A lot of SmartNICs have a general-purpose core now. They generally have some combination of slightly programmable ASICs for things like line-rate packet filtering, FPGAs for slower / less power-efficient filtering and transforming, and CPU cores for slower control-plane things. Converting ATA commands into iSCSI, for example, is much easier to do on a general-purpose core. The command messages are generally tiny in comparison to the data, so you don’t need the performance of an ASIC and having a general-purpose core means that you can update the translation to add new features (e.g move from iSCSI to some other protocol on the back end or support a different emulated PV interface) trivially by just deploying a firmware update.

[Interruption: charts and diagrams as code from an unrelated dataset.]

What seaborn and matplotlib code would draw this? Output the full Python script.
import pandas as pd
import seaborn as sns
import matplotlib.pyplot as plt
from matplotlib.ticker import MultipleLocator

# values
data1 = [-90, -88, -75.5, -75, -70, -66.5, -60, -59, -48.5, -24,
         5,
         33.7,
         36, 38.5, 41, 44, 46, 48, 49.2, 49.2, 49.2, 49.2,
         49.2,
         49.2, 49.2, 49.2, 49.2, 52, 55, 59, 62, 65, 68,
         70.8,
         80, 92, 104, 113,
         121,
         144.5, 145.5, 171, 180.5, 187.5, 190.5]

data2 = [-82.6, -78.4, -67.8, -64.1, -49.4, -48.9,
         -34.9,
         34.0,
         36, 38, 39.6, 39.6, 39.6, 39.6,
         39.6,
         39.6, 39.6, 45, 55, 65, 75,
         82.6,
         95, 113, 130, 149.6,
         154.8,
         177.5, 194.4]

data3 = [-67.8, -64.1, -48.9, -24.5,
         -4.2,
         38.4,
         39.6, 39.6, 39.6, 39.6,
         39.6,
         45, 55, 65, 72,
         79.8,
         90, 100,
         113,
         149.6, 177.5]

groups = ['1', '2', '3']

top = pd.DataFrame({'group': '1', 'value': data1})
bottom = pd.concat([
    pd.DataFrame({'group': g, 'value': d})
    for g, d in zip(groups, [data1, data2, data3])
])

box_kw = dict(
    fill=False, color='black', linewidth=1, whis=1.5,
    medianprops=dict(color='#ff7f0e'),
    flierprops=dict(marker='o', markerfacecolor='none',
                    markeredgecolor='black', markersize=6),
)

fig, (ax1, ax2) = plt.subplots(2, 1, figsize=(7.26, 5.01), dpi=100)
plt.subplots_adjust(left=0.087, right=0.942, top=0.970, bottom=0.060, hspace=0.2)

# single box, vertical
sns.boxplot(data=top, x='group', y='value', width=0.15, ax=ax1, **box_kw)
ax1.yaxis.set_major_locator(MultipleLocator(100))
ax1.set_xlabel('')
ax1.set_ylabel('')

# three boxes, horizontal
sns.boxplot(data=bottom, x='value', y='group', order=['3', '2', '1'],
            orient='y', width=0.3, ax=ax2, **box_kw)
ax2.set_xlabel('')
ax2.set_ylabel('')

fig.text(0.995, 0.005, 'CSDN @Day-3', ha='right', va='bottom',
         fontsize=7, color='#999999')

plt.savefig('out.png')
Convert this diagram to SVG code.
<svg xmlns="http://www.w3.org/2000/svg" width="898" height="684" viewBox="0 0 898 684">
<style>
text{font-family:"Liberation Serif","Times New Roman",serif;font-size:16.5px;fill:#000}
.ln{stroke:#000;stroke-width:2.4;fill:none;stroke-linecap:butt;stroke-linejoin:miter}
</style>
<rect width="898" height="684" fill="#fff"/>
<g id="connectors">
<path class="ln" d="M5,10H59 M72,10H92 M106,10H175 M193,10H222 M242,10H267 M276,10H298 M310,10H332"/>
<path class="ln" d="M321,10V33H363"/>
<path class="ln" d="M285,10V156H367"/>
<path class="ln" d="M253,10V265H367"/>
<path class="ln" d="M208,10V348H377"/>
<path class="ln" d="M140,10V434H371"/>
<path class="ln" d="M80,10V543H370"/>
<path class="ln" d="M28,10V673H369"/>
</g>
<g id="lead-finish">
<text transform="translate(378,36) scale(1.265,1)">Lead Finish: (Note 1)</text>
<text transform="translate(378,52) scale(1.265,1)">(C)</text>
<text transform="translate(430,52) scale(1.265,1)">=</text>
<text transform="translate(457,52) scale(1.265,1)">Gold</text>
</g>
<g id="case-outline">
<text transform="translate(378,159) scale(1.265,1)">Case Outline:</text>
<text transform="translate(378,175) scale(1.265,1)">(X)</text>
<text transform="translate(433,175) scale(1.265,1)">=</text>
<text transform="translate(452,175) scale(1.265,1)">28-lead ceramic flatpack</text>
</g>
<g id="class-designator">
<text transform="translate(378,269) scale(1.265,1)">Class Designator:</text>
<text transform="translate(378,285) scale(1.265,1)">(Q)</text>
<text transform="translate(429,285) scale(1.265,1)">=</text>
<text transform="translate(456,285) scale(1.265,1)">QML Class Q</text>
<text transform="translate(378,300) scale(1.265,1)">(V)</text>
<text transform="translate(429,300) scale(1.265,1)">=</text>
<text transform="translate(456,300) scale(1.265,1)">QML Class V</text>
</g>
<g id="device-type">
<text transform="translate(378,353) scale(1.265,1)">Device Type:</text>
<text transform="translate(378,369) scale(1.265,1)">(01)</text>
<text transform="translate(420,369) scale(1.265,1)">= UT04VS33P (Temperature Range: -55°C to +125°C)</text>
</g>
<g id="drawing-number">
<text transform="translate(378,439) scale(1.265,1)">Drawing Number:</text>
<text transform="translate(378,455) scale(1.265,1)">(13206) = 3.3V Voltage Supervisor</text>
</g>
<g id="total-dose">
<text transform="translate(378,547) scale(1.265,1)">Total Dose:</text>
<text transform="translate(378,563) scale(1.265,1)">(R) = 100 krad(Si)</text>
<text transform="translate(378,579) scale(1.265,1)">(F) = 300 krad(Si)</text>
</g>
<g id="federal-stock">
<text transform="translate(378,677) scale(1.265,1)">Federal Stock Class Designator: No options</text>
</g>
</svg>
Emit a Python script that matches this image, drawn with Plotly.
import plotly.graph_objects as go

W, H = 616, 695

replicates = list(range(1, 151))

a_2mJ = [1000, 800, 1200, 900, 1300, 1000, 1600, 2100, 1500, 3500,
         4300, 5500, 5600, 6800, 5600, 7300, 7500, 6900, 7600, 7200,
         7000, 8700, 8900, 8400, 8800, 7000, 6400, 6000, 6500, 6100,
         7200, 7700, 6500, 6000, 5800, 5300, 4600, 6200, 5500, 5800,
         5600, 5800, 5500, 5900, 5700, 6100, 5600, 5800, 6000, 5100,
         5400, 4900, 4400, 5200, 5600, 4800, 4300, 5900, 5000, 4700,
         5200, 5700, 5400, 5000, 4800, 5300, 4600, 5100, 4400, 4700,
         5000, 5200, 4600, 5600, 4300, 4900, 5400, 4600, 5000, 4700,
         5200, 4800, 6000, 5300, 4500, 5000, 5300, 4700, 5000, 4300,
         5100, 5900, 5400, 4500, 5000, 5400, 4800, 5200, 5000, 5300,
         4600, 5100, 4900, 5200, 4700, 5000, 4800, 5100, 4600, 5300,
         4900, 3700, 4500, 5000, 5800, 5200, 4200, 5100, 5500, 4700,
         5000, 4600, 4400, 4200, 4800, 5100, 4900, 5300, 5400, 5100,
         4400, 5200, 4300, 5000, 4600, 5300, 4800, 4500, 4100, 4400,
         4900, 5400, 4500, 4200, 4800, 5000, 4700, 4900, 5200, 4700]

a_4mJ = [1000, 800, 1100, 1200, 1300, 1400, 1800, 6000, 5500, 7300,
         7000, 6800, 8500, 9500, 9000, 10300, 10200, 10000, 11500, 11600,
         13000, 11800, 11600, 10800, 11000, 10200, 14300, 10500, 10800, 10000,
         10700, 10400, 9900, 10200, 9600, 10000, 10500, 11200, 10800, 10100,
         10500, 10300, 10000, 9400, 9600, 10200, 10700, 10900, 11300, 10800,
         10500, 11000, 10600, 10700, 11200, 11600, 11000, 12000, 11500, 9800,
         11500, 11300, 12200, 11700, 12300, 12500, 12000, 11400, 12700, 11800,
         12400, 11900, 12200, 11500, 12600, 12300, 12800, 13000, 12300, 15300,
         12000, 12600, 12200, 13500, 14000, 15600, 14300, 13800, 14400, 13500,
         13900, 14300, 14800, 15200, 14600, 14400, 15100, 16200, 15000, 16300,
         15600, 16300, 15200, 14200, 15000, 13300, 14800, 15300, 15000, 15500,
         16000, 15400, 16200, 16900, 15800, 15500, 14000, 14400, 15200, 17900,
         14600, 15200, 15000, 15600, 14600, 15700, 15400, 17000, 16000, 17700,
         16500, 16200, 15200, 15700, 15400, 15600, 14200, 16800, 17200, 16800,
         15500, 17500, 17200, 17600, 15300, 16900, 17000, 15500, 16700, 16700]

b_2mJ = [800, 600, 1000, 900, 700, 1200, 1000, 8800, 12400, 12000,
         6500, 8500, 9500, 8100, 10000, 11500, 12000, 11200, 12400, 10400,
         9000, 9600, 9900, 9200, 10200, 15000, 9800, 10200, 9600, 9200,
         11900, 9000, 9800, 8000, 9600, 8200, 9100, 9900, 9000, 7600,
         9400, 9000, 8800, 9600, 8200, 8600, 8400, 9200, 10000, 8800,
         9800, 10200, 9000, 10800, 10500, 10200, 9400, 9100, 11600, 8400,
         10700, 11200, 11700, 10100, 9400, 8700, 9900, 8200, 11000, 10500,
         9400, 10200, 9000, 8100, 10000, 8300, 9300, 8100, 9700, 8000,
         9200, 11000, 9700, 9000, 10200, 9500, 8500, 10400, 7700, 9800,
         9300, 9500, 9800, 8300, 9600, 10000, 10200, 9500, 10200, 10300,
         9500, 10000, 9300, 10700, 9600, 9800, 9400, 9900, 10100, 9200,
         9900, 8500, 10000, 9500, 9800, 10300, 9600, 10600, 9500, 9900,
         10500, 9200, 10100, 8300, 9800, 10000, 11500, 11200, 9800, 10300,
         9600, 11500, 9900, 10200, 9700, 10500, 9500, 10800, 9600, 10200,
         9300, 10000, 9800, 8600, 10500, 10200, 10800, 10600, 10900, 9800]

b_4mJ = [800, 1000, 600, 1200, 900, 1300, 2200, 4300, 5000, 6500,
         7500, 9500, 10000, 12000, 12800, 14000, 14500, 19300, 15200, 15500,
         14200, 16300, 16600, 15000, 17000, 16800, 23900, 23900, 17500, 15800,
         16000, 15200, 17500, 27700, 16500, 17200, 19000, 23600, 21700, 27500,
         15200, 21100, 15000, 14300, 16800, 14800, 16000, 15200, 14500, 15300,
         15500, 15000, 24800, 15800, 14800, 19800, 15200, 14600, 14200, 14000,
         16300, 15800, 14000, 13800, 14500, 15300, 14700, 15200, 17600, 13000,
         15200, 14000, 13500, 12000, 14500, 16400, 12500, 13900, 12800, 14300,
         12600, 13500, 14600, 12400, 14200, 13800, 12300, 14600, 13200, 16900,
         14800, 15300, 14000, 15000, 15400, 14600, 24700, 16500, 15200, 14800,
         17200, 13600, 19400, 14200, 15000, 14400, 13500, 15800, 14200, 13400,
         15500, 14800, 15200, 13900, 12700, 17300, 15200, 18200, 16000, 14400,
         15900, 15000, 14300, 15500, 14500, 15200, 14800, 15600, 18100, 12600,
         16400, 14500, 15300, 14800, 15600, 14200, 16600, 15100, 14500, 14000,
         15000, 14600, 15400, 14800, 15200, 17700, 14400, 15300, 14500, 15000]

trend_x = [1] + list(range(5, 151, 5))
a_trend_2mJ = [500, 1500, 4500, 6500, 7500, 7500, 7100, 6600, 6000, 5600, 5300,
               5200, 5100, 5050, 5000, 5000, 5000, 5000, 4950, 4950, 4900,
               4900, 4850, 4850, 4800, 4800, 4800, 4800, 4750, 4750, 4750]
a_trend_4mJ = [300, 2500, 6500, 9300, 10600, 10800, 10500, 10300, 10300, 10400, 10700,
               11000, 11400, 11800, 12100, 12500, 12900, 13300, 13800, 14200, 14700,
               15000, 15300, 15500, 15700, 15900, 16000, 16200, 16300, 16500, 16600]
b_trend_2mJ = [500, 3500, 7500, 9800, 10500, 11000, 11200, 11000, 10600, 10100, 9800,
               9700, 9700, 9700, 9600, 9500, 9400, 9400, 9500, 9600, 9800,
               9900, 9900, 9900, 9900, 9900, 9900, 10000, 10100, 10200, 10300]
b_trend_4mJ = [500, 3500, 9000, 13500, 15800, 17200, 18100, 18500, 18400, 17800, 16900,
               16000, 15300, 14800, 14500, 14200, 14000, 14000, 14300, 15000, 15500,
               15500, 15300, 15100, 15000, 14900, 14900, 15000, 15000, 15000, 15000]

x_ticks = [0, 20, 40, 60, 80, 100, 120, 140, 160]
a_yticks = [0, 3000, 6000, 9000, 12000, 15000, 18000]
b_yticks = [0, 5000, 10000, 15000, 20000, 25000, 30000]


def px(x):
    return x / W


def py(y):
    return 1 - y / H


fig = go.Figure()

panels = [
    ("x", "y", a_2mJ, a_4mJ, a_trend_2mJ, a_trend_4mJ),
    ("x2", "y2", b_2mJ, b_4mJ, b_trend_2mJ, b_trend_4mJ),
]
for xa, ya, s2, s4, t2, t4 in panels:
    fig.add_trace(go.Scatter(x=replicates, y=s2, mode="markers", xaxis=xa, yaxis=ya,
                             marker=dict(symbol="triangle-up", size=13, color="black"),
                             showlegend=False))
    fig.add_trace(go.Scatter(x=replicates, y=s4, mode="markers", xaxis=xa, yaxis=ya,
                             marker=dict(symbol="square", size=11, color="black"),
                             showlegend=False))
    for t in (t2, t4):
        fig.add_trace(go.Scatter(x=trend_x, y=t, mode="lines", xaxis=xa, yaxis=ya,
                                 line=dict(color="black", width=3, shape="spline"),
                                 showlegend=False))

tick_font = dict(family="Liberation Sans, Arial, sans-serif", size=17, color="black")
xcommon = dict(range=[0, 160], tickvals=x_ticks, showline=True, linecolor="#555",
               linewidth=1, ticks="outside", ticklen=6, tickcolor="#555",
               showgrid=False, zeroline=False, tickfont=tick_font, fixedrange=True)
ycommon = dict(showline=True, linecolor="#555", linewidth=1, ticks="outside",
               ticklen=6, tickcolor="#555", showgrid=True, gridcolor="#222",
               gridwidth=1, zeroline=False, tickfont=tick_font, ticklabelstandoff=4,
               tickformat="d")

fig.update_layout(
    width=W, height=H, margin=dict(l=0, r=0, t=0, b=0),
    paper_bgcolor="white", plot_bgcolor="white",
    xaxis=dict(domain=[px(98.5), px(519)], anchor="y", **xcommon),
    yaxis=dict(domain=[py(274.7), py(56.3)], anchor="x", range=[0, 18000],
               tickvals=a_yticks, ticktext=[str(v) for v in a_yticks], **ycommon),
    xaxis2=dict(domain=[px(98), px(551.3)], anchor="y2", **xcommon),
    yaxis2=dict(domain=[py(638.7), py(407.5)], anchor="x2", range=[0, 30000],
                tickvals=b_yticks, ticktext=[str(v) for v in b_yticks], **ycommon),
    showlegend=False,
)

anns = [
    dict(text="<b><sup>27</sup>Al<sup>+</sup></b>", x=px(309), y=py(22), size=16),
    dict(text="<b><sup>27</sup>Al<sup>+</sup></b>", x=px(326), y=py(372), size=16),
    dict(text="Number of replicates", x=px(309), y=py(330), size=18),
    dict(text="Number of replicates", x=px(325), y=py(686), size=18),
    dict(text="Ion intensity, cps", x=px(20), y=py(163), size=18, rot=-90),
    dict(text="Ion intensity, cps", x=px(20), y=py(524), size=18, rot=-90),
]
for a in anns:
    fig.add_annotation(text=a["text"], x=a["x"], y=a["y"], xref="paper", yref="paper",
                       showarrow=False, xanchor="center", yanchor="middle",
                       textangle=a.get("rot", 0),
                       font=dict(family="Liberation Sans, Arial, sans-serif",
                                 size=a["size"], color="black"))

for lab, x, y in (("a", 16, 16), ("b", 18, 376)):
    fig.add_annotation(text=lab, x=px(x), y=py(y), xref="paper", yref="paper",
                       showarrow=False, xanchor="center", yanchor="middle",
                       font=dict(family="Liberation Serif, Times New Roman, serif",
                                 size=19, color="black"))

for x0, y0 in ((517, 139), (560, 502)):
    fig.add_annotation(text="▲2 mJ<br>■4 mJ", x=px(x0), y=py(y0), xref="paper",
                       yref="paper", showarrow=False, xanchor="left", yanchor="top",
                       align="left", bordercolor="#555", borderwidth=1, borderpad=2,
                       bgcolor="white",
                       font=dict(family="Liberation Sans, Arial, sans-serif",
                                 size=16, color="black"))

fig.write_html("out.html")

A few people (including NVIDIA and AWS) are trying to make security claims from this. Aside from some side-channel resistance, I’m not convinced that running security-critical software on a less-reviewed platform is actually a big win for security.
I have trouble understanding the point of a DPU.
It’s basically a Raspberry Pi 4 attached to the PCI bus. It’s not an optimized chip like a GPU at all. It’s a tiny fraction of the performance of the main host CPU. So why not… use a Raspberry Pi? Or a more expensive industrial-strength equivalent to a Raspberry Pi? Or a small VM running on the main host?
For the cloud providers it does make sense, since they want to sell the entire host as a “metal” instance and they have the scale needed to build custom software to run on the DPU. But the big cloud providers make their own DPUs in-house, so these third-party models are really only targeting smaller cloud providers I think.
DPU CPU resources are relatively cheap when compared to server’s CPU resources, so it makes sense to offload everything that you reasonably can onto it. Having a DPU do things like parity calculation or network encryption leaves more resources to use on the main CPU for tasks that are really performance-critical.